*TO BE DONE*.
Copy all the data exactly, except the pictures.

*SUPPLIED INFORMATION*.
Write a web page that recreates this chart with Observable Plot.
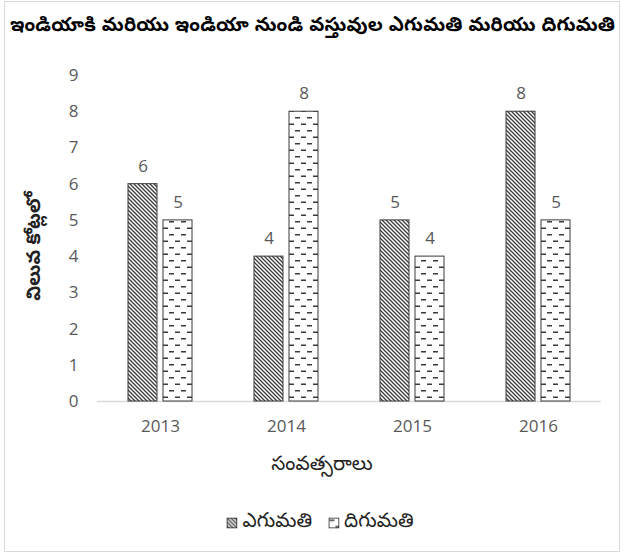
<!DOCTYPE html>
<html>
<head>
<meta charset="utf-8">
<script src="https://cdn.jsdelivr.net/npm/d3@7"></script>
<script src="https://cdn.jsdelivr.net/npm/@observablehq/plot@0.6"></script>
<style>
  body { margin: 0; background: #fff; }
  #wrap { position: relative; width: 623px; height: 555px; overflow: hidden; font-family: "Noto Sans Telugu", "Noto Sans", "Open Sans", sans-serif; }
  #frame { position: absolute; left: 4px; top: 1px; width: 616px; height: 551px; border: 1px solid #d9d9d9; box-sizing: border-box; }
  #title { position: absolute; left: 10px; top: 14px; font-size: 19.5px; font-weight: bold; color: #000; white-space: nowrap; letter-spacing: 0.2px; }
  #chart { position: absolute; left: 0; top: 50px; }
  #ylabel { position: absolute; left: 36px; top: 246px; transform: translate(-50%, -50%) rotate(-90deg); font-size: 19px; font-weight: bold; color: #222; white-space: nowrap; }
  #xlabel { position: absolute; left: 322px; top: 466px; transform: translate(-50%, -50%); font-size: 20px; color: #222; white-space: nowrap; }
  #legend { position: absolute; left: 320px; top: 523px; transform: translate(-50%, -50%); font-size: 20px; color: #222; white-space: nowrap; display: flex; align-items: center; gap: 6px; }
  #legend .item { display: flex; align-items: center; gap: 5px; margin: 0 5px; }
</style>
</head>
<body>
<svg width="0" height="0" style="position:absolute">
  <defs>
    <pattern id="expPat" patternUnits="userSpaceOnUse" width="4" height="4">
      <rect width="4" height="4" fill="#fff"/>
      <path d="M-1,-1 L5,5 M-1,3 L1,5 M3,-1 L5,1" stroke="#3a3a3a" stroke-width="1.3"/>
    </pattern>
    <pattern id="impPat" patternUnits="userSpaceOnUse" width="12" height="13">
      <rect width="12" height="13" fill="#fff"/>
      <rect x="1" y="2" width="5" height="1.5" fill="#3a3a3a"/>
      <rect x="7" y="8.5" width="5" height="1.5" fill="#3a3a3a"/>
    </pattern>
  </defs>
</svg>
<div id="wrap">
  <div id="frame"></div>
  <div id="title"></div>
  <div id="chart"></div>
  <div id="ylabel"></div>
  <div id="xlabel"></div>
  <div id="legend"></div>
</div>
<script>
const titleText = "ఇండియాకి మరియు ఇండియా నుండి వస్తువుల ఎగుమతి మరియు దిగుమతి";
const yLabelText = "విలువ కోట్లలో";
const xLabelText = "సంవత్సరాలు";
const years = ["2013", "2014", "2015", "2016"];
const seriesNames = ["ఎగుమతి", "దిగుమతి"];
const exportValues = [6, 4, 5, 8];
const importValues = [5, 8, 4, 5];
const yTicks = [0, 1, 2, 3, 4, 5, 6, 7, 8, 9];
const seriesFills = ["url(#expPat)", "url(#impPat)"];

const rows = [];
years.forEach((yr, i) => {
  rows.push({year: yr, series: seriesNames[0], value: exportValues[i]});
  rows.push({year: yr, series: seriesNames[1], value: importValues[i]});
});

document.getElementById("title").textContent = titleText;
document.getElementById("ylabel").textContent = yLabelText;
document.getElementById("xlabel").textContent = xLabelText;

const plot = Plot.plot({
  width: 623,
  height: 440,
  marginLeft: 97,
  marginRight: 22,
  marginTop: 25,
  marginBottom: 89,
  style: {fontFamily: "'Open Sans', sans-serif", fontSize: "17px", color: "#595959", background: "transparent"},
  fx: {domain: years, padding: 0, label: null, axis: null},
  x: {domain: seriesNames, paddingInner: 0.16, paddingOuter: 0.88, axis: null},
  y: {domain: [0, 9], ticks: yTicks, tickSize: 0, tickPadding: 19, label: null, tickFormat: d => d},
  color: {domain: seriesNames, range: seriesFills},
  marks: [
    Plot.ruleY([0], {stroke: "#d9d9d9", strokeWidth: 1.5}),
    Plot.barY(rows, {fx: "year", x: "series", y: "value", fill: "series", stroke: "#3a3a3a", strokeWidth: 1, inset: 0}),
    Plot.text(rows, {fx: "year", x: "series", y: "value", text: d => String(d.value), dy: -18, fill: "#595959", fontSize: 17}),
    Plot.axisFx({domain: years, anchor: "bottom", tickSize: 0, tickPadding: 18, label: null, fontSize: 17})
  ]
});
document.getElementById("chart").appendChild(plot);

const legend = document.getElementById("legend");
seriesNames.forEach((name, i) => {
  const item = document.createElement("div");
  item.className = "item";
  item.innerHTML = `<svg width="11" height="11"><rect x="0.5" y="0.5" width="10" height="10" fill="${seriesFills[i]}" stroke="#222" stroke-width="1"/></svg><span>${name}</span>`;
  legend.appendChild(item);
});
</script>
</body>
</html>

*FINAL RESULT*.
Write a web page that recreates this chart with Observable Plot.
<!DOCTYPE html>
<html>
<head>
<meta charset="utf-8">
<script src="https://cdn.jsdelivr.net/npm/d3@7"></script>
<script src="https://cdn.jsdelivr.net/npm/@observablehq/plot@0.6"></script>
<style>
  body { margin: 0; background: #fff; }
  #wrap { position: relative; width: 623px; height: 555px; overflow: hidden; font-family: "Noto Sans Telugu", "Noto Sans", "Open Sans", sans-serif; }
  #frame { position: absolute; left: 4px; top: 1px; width: 616px; height: 551px; border: 1px solid #d9d9d9; box-sizing: border-box; }
  #title { position: absolute; left: 10px; top: 14px; font-size: 19.5px; font-weight: bold; color: #000; white-space: nowrap; letter-spacing: 0.2px; }
  #chart { position: absolute; left: 0; top: 50px; }
  #ylabel { position: absolute; left: 36px; top: 246px; transform: translate(-50%, -50%) rotate(-90deg); font-size: 19px; font-weight: bold; color: #222; white-space: nowrap; }
  #xlabel { position: absolute; left: 322px; top: 466px; transform: translate(-50%, -50%); font-size: 20px; color: #222; white-space: nowrap; }
  #legend { position: absolute; left: 320px; top: 523px; transform: translate(-50%, -50%); font-size: 20px; color: #222; white-space: nowrap; display: flex; align-items: center; gap: 6px; }
  #legend .item { display: flex; align-items: center; gap: 5px; margin: 0 5px; }
</style>
</head>
<body>
<svg width="0" height="0" style="position:absolute">
  <defs>
    <pattern id="expPat" patternUnits="userSpaceOnUse" width="4" height="4">
      <rect width="4" height="4" fill="#fff"/>
      <path d="M-1,-1 L5,5 M-1,3 L1,5 M3,-1 L5,1" stroke="#3a3a3a" stroke-width="1.3"/>
    </pattern>
    <pattern id="impPat" patternUnits="userSpaceOnUse" width="12" height="13">
      <rect width="12" height="13" fill="#fff"/>
      <rect x="1" y="2" width="5" height="1.5" fill="#3a3a3a"/>
      <rect x="7" y="8.5" width="5" height="1.5" fill="#3a3a3a"/>
    </pattern>
  </defs>
</svg>
<div id="wrap">
  <div id="frame"></div>
  <div id="title"></div>
  <div id="chart"></div>
  <div id="ylabel"></div>
  <div id="xlabel"></div>
  <div id="legend"></div>
</div>
<script>
const titleText = "ఇండియాకి మరియు ఇండియా నుండి వస్తువుల ఎగుమతి మరియు దిగుమతి";
const yLabelText = "విలువ కోట్లలో";
const xLabelText = "సంవత్సరాలు";
const years = ["2013", "2014", "2015", "2016"];
const seriesNames = ["ఎగుమతి", "దిగుమతి"];
const exportValues = [6, 4, 5, 8];
const importValues = [5, 8, 4, 5];
const yTicks = [0, 1, 2, 3, 4, 5, 6, 7, 8, 9];
const seriesFills = ["url(#expPat)", "url(#impPat)"];

const rows = [];
years.forEach((yr, i) => {
  rows.push({year: yr, series: seriesNames[0], value: exportValues[i]});
  rows.push({year: yr, series: seriesNames[1], value: importValues[i]});
});

document.getElementById("title").textContent = titleText;
document.getElementById("ylabel").textContent = yLabelText;
document.getElementById("xlabel").textContent = xLabelText;

const plot = Plot.plot({
  width: 623,
  height: 440,
  marginLeft: 97,
  marginRight: 22,
  marginTop: 25,
  marginBottom: 89,
  style: {fontFamily: "'Open Sans', sans-serif", fontSize: "17px", color: "#595959", background: "transparent"},
  fx: {domain: years, padding: 0, label: null, axis: null},
  x: {domain: seriesNames, paddingInner: 0.16, paddingOuter: 0.88, axis: null},
  y: {domain: [0, 9], ticks: yTicks, tickSize: 0, tickPadding: 19, label: null, tickFormat: d => d},
  color: {domain: seriesNames, range: seriesFills},
  marks: [
    Plot.ruleY([0], {stroke: "#d9d9d9", strokeWidth: 1.5}),
    Plot.barY(rows, {fx: "year", x: "series", y: "value", fill: "series", stroke: "#3a3a3a", strokeWidth: 1, inset: 0}),
    Plot.text(rows, {fx: "year", x: "series", y: "value", text: d => String(d.value), dy: -18, fill: "#595959", fontSize: 17}),
    Plot.axisFx({domain: years, anchor: "bottom", tickSize: 0, tickPadding: 18, label: null, fontSize: 17})
  ]
});
document.getElementById("chart").appendChild(plot);

const legend = document.getElementById("legend");
seriesNames.forEach((name, i) => {
  const item = document.createElement("div");
  item.className = "item";
  item.innerHTML = `<svg width="11" height="11"><rect x="0.5" y="0.5" width="10" height="10" fill="${seriesFills[i]}" stroke="#222" stroke-width="1"/></svg><span>${name}</span>`;
  legend.appendChild(item);
});
</script>
</body>
</html>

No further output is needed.